What the exercise asks - In the entries below, find the line with "What React, TypeScript" and the line with "2.75, 2.85, 2.95]", then retype both and everything between them exactly. Do not copy the pictures.

-------- Supplied records --------

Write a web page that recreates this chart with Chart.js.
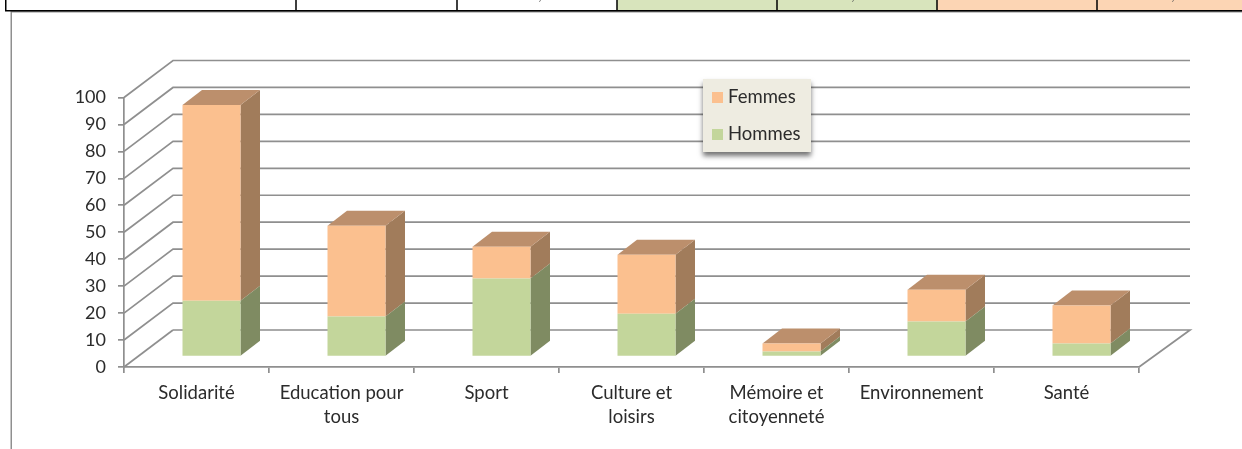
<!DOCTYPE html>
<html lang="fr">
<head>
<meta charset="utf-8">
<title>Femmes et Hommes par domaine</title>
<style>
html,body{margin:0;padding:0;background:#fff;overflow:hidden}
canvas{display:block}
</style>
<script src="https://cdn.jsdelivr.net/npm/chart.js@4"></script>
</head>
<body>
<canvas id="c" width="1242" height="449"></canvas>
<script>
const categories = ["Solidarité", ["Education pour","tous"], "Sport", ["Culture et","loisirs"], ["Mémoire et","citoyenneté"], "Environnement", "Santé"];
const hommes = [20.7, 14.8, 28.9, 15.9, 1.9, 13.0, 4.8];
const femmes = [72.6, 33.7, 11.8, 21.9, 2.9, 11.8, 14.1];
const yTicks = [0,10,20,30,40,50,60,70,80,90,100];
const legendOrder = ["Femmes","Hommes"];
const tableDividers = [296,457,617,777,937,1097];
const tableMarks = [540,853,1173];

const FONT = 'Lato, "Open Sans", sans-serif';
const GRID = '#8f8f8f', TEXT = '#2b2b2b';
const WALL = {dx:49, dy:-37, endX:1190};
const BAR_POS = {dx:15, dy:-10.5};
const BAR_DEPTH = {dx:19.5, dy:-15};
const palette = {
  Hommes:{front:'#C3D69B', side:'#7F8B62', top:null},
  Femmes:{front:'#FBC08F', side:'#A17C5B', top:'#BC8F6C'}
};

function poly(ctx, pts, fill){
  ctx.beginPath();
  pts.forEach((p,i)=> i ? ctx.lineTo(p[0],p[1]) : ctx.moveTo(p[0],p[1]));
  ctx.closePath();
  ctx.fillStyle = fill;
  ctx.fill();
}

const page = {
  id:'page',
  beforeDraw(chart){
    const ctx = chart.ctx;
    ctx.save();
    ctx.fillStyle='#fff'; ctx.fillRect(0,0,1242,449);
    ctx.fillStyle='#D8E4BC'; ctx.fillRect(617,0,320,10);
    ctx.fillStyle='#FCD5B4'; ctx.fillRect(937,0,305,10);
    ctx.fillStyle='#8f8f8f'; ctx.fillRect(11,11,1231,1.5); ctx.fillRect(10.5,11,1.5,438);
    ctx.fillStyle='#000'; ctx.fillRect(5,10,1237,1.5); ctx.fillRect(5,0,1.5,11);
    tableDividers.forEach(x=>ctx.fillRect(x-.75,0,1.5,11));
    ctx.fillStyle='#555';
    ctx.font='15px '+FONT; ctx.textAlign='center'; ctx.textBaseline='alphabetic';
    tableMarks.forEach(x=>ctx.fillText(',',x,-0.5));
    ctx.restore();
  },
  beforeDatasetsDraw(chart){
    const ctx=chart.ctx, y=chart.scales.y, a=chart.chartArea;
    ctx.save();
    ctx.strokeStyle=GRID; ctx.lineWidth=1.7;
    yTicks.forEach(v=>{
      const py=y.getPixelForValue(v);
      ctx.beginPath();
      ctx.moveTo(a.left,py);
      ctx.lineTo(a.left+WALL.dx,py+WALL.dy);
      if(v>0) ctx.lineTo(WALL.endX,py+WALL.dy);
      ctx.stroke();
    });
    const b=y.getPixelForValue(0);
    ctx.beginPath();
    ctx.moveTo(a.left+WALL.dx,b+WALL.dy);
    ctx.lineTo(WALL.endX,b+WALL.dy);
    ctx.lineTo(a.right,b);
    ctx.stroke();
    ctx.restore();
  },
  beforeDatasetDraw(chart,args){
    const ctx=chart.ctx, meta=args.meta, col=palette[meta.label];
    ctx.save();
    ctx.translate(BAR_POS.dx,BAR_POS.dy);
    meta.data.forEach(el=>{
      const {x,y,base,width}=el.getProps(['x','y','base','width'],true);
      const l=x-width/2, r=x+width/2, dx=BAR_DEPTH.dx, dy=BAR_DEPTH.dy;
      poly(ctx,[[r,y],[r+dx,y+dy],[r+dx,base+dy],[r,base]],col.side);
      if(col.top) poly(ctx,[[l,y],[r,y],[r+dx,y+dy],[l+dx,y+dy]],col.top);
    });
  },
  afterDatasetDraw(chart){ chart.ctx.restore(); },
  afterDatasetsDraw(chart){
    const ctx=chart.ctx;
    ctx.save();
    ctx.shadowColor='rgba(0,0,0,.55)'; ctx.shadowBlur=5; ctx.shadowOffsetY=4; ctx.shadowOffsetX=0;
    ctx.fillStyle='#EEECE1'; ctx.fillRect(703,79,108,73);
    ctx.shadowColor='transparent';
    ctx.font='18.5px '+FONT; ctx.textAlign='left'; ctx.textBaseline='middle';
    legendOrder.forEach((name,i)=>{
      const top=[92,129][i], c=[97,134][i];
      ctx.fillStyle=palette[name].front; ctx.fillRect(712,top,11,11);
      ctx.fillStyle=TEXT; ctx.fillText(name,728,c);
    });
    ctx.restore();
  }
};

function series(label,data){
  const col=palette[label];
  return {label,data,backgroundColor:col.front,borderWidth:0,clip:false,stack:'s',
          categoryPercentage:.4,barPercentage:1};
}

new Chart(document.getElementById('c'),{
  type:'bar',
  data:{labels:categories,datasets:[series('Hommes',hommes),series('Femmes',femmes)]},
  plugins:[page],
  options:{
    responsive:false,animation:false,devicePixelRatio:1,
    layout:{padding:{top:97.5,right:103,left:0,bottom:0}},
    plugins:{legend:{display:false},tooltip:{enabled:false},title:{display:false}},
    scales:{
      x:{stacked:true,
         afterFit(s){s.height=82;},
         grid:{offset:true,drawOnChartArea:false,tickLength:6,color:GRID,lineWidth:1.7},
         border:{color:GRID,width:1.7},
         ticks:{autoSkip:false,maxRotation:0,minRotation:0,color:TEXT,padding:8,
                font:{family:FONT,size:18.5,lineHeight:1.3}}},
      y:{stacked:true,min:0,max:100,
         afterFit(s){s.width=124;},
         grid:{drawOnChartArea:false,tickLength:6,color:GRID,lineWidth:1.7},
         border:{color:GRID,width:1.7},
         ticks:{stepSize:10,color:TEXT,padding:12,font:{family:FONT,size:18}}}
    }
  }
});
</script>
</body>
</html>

--------
-------- Supplied records --------

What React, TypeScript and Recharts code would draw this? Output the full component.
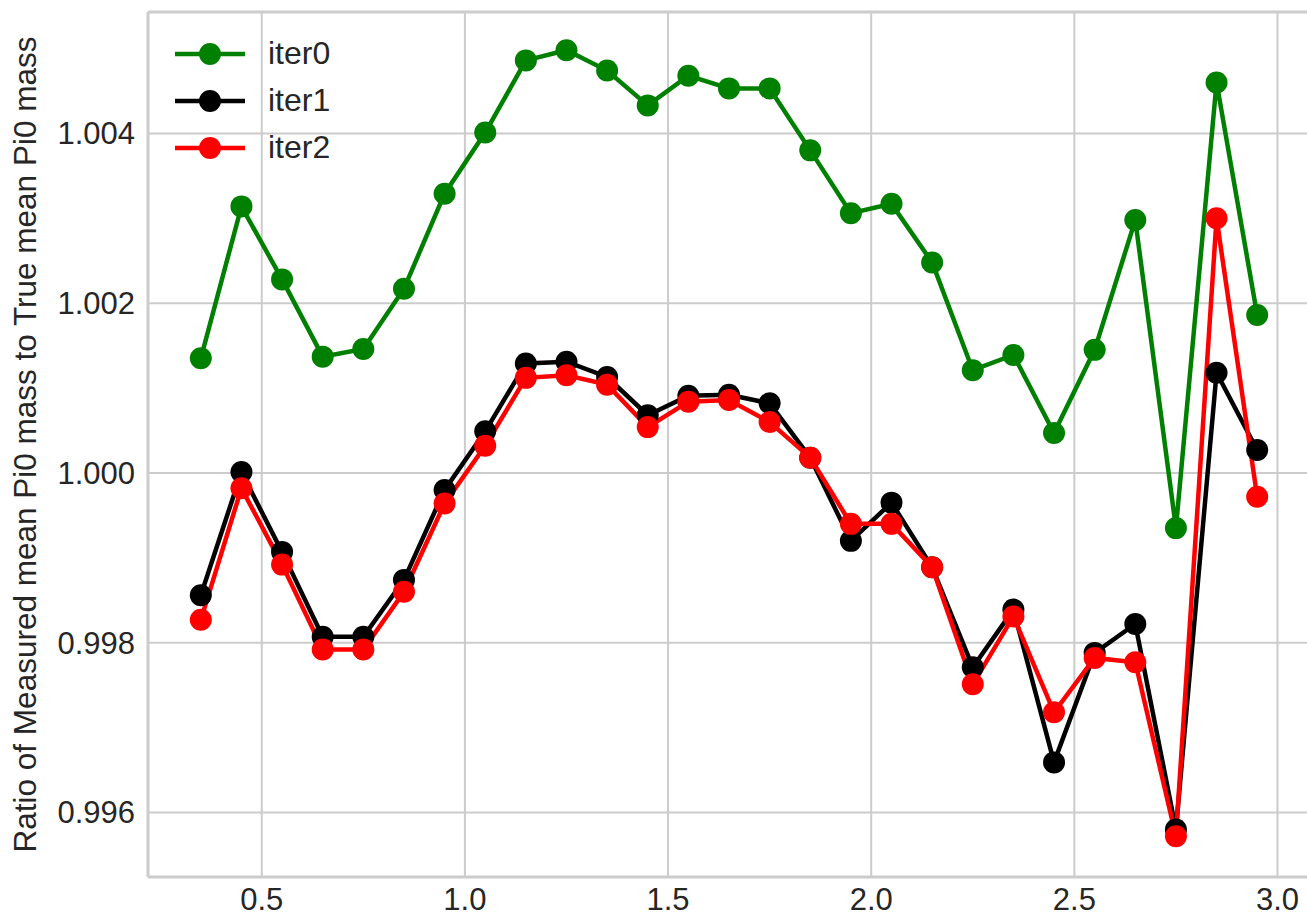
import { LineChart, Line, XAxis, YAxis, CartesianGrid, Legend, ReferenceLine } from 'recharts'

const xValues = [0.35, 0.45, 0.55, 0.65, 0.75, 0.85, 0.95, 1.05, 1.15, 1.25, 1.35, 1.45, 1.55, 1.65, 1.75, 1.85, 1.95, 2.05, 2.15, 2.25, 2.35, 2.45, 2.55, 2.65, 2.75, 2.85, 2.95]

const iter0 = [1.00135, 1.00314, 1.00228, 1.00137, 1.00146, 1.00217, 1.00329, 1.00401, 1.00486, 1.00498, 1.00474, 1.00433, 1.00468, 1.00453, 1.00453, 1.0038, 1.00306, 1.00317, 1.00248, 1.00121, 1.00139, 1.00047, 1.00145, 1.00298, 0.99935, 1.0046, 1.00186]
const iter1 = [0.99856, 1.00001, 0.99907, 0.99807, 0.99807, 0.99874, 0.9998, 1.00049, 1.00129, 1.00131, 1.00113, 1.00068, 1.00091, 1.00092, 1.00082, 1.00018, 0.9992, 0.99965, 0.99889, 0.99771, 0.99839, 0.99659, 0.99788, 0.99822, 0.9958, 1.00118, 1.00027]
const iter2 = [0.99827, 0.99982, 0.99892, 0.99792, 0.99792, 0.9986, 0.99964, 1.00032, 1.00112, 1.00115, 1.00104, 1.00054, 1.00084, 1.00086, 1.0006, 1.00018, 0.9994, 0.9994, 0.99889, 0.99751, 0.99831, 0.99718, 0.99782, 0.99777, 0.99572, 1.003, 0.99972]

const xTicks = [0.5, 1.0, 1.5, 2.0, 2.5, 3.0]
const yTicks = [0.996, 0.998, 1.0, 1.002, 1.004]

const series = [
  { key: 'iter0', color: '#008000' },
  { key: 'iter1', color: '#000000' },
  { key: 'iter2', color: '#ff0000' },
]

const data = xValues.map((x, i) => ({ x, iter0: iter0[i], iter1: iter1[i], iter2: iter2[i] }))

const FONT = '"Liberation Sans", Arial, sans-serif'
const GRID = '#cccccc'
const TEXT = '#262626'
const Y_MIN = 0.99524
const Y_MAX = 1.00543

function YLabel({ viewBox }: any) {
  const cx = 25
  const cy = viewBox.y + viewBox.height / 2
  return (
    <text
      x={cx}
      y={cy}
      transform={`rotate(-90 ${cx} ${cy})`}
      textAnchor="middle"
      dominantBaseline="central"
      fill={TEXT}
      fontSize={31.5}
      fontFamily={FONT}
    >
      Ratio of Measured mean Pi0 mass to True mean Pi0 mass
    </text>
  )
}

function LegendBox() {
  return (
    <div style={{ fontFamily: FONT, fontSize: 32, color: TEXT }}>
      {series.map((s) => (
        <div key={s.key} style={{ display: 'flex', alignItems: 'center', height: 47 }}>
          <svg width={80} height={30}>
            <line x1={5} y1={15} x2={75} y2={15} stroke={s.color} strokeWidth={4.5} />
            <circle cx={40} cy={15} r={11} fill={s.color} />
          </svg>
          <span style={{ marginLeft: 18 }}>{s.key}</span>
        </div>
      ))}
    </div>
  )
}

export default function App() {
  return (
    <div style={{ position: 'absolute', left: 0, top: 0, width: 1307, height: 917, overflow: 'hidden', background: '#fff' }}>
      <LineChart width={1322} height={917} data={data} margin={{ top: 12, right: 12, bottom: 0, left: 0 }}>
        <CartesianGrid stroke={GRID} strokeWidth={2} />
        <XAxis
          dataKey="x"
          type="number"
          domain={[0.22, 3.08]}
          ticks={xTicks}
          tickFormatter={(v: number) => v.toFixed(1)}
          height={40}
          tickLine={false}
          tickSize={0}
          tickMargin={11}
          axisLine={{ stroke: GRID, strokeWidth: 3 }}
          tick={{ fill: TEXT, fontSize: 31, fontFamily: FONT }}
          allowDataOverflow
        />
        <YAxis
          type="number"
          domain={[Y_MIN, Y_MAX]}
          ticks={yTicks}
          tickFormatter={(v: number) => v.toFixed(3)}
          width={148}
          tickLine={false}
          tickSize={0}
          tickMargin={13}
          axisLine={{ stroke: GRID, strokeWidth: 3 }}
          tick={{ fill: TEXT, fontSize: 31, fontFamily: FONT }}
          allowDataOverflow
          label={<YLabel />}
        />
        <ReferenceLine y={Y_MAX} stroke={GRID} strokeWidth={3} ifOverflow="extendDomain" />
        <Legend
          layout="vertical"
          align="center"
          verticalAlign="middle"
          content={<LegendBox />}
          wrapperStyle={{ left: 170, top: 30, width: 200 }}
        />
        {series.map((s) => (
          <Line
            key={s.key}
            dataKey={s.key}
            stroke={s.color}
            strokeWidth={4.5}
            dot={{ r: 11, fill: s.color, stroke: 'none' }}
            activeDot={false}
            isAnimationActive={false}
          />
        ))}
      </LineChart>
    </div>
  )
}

--------
-------- Supplied records --------

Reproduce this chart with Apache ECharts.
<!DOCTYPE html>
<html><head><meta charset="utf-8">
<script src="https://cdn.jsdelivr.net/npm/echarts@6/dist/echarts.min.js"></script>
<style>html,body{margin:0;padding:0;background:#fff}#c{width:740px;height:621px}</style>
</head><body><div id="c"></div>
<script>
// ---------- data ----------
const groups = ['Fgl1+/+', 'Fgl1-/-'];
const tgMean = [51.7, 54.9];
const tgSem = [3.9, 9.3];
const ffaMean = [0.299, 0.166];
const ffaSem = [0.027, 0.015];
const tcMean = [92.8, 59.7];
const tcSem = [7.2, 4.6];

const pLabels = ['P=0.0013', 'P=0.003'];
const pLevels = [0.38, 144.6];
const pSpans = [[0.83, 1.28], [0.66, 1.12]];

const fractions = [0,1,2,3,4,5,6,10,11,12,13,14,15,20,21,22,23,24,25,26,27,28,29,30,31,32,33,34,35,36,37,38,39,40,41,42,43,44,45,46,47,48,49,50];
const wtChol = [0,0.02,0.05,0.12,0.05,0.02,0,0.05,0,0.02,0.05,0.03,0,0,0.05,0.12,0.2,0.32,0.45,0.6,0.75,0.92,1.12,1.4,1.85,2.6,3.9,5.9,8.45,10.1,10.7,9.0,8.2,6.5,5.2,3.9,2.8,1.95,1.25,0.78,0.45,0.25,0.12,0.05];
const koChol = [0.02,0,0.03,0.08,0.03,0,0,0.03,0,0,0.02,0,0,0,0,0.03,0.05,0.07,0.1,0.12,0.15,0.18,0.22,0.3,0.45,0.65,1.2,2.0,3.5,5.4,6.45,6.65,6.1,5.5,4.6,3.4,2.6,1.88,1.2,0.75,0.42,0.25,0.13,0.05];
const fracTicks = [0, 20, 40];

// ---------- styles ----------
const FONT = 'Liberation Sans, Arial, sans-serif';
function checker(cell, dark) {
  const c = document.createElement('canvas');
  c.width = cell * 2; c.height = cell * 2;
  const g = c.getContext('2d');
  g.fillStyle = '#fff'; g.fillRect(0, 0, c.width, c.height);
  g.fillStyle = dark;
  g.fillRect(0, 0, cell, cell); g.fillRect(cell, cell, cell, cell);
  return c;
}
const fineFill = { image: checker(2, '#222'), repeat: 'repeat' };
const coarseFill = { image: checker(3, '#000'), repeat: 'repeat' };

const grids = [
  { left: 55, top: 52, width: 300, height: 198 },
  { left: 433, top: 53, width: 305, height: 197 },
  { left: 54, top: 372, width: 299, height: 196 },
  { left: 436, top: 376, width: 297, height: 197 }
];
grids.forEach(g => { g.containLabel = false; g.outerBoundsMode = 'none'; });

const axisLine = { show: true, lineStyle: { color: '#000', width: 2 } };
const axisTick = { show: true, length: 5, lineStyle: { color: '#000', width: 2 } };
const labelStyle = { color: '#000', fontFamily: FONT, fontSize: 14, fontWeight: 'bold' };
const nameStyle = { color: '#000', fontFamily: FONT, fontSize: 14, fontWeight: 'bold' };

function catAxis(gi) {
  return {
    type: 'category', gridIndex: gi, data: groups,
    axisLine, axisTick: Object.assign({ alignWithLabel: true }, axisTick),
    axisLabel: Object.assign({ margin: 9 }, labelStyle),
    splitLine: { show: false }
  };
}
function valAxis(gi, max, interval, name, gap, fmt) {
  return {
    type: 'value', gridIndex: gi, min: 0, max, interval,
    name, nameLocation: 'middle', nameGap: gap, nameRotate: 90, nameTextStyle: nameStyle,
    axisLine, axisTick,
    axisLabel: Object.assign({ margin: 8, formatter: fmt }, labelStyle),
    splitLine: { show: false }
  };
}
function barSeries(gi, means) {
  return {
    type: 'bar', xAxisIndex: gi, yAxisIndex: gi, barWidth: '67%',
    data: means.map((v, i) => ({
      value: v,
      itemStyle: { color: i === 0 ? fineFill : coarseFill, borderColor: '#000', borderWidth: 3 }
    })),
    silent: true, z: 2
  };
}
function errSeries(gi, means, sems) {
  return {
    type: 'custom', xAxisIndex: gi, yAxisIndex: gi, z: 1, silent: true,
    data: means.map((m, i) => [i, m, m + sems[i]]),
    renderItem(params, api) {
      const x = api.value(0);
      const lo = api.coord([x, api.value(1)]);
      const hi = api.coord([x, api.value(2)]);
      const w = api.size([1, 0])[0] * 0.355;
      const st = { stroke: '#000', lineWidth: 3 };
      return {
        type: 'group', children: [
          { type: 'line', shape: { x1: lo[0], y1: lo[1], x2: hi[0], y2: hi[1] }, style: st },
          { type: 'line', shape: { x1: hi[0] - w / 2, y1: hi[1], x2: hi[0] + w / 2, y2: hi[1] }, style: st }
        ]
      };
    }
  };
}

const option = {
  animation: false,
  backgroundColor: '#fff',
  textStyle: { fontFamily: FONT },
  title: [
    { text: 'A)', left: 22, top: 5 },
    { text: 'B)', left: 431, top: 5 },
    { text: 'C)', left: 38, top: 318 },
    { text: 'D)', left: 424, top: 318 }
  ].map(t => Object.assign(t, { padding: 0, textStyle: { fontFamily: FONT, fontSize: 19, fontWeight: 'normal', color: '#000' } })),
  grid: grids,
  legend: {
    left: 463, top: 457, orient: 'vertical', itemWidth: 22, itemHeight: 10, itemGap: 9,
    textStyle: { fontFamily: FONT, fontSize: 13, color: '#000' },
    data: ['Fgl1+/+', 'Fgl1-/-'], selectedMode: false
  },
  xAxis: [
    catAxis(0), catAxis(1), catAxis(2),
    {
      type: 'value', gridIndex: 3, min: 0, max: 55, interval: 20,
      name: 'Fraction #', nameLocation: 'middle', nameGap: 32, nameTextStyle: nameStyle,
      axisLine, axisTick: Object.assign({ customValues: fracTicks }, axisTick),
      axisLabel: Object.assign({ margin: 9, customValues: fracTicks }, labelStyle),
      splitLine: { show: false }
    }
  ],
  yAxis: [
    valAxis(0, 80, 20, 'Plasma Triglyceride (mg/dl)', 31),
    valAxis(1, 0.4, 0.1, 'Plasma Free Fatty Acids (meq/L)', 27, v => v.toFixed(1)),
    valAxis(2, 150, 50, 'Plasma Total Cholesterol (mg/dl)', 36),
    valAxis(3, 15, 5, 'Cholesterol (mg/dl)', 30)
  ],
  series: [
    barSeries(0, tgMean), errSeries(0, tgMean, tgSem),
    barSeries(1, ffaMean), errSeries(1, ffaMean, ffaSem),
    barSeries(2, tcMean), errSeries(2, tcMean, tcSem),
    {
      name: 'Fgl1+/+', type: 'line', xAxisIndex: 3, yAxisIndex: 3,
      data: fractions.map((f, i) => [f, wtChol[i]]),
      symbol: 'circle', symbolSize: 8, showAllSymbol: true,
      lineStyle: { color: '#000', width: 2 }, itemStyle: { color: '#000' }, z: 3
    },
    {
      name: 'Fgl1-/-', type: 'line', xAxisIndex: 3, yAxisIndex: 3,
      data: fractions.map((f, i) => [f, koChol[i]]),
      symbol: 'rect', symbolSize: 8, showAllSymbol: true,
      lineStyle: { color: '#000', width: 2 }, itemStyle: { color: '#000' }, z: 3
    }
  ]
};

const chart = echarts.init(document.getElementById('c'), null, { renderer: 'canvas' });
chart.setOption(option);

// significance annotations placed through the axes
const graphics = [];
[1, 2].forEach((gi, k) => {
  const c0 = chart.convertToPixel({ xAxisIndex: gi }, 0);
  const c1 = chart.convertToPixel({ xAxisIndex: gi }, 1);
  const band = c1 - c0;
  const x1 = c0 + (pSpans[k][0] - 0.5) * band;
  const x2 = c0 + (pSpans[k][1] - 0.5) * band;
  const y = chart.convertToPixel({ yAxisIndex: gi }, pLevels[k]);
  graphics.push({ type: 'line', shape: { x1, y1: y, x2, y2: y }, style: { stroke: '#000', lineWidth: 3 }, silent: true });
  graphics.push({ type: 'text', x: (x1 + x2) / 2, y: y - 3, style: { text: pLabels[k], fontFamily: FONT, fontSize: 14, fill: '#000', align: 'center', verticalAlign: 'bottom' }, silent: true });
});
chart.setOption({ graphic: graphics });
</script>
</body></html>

--------

Result of this task -
What React, TypeScript and Recharts code would draw this? Output the full component.
import { LineChart, Line, XAxis, YAxis, CartesianGrid, Legend, ReferenceLine } from 'recharts'

const xValues = [0.35, 0.45, 0.55, 0.65, 0.75, 0.85, 0.95, 1.05, 1.15, 1.25, 1.35, 1.45, 1.55, 1.65, 1.75, 1.85, 1.95, 2.05, 2.15, 2.25, 2.35, 2.45, 2.55, 2.65, 2.75, 2.85, 2.95]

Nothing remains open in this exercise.